* _INFORMATION SUPPLIED_:
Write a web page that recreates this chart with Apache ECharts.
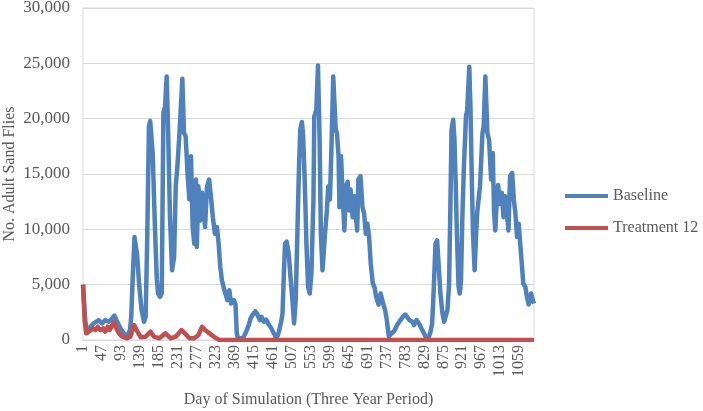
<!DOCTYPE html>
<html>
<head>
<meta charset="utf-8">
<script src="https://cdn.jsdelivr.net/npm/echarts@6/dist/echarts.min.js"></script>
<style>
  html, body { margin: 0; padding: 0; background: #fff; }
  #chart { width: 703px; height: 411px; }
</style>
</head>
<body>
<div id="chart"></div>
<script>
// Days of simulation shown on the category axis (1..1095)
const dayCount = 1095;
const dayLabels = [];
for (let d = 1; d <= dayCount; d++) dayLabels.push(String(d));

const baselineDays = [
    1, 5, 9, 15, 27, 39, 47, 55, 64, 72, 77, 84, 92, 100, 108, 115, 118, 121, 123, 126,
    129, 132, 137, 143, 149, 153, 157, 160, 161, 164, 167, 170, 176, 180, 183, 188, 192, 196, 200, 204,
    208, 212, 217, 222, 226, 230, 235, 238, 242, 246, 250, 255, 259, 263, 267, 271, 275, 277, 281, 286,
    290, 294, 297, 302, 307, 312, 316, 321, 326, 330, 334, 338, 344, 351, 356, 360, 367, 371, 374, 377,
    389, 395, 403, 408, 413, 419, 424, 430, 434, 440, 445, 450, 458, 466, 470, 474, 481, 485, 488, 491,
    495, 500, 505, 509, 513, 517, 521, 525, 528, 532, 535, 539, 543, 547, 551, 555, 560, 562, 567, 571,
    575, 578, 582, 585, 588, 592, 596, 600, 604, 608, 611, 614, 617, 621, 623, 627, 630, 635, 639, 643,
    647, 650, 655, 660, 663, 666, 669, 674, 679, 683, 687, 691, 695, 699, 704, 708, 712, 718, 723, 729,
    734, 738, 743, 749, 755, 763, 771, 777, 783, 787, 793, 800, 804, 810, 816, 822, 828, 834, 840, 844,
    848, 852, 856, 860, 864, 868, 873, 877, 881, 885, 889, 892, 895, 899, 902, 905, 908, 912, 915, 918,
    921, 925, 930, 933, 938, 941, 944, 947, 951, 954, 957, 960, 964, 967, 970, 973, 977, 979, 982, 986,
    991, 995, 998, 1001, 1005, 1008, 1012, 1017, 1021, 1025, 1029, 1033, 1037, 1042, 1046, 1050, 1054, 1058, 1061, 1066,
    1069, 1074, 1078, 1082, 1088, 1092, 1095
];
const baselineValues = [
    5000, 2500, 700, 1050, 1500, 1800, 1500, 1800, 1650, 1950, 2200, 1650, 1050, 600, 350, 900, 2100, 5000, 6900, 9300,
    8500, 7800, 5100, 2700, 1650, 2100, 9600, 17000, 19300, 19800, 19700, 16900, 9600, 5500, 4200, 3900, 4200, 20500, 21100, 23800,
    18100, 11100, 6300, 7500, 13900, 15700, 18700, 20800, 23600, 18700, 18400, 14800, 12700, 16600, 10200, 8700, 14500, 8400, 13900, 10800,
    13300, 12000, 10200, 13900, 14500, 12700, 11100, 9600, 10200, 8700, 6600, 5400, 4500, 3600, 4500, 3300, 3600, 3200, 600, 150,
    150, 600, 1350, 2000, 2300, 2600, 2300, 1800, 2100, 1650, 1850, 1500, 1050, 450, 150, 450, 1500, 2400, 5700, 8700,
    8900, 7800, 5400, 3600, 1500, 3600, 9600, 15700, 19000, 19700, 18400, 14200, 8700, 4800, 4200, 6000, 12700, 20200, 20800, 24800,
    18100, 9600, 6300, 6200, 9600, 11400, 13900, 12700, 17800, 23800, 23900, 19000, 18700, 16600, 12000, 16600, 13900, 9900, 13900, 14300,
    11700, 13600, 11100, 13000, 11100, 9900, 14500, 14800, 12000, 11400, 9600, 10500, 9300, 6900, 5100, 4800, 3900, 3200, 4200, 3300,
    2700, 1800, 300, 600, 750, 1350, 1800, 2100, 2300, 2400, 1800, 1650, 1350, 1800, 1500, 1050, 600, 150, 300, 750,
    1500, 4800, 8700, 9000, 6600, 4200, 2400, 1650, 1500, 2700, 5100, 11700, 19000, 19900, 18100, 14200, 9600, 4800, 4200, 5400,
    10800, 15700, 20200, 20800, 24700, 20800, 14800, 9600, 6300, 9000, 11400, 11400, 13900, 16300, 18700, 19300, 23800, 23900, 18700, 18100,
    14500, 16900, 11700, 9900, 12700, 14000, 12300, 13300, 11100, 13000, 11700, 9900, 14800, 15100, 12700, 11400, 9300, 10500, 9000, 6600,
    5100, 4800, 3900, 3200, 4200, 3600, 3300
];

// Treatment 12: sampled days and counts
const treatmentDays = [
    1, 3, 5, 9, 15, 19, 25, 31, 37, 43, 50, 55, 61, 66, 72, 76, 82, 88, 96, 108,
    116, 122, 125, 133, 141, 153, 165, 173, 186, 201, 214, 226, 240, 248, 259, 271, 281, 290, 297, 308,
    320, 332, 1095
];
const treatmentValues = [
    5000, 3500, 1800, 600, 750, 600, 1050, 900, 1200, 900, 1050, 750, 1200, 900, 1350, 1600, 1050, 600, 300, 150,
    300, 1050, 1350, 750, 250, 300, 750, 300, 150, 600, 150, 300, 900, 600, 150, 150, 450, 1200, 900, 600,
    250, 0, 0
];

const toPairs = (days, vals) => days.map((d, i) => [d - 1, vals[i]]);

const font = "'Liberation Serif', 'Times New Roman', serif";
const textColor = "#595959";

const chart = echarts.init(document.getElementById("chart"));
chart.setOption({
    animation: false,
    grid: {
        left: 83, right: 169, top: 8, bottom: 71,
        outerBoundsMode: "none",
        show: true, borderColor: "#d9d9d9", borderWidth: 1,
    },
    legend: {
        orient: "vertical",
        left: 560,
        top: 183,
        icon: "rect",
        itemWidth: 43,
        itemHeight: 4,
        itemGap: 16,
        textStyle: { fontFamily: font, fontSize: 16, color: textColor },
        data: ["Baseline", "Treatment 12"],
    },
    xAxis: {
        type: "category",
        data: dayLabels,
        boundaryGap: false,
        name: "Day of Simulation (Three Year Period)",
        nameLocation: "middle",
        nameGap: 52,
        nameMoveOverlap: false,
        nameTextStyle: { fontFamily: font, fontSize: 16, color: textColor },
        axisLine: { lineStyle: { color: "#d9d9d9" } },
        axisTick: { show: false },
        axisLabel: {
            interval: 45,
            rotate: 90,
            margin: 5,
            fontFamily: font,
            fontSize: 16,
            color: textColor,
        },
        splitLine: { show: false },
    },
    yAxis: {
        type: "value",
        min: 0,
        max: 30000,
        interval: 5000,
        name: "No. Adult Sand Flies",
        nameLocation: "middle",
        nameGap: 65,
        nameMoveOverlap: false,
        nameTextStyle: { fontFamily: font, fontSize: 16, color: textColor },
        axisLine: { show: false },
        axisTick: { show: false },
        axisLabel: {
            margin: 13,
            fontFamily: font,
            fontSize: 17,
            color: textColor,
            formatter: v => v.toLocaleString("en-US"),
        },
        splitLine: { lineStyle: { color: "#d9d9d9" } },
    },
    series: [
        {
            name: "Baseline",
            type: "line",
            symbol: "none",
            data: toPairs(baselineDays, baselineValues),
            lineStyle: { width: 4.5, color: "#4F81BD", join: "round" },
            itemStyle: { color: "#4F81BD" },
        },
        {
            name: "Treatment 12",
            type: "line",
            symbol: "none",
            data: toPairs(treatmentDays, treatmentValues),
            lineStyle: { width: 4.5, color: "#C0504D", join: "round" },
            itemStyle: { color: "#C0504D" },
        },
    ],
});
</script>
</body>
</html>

* _INSTRUCTIONS TO FOLLOW_:
Up to and including the line with "for (let d = 1;", copy the data above from its first line. Skip pictures.

* _ANSWER_:
Write a web page that recreates this chart with Apache ECharts.
<!DOCTYPE html>
<html>
<head>
<meta charset="utf-8">
<script src="https://cdn.jsdelivr.net/npm/echarts@6/dist/echarts.min.js"></script>
<style>
  html, body { margin: 0; padding: 0; background: #fff; }
  #chart { width: 703px; height: 411px; }
</style>
</head>
<body>
<div id="chart"></div>
<script>
// Days of simulation shown on the category axis (1..1095)
const dayCount = 1095;
const dayLabels = [];
for (let d = 1; d <= dayCount; d++) dayLabels.push(String(d));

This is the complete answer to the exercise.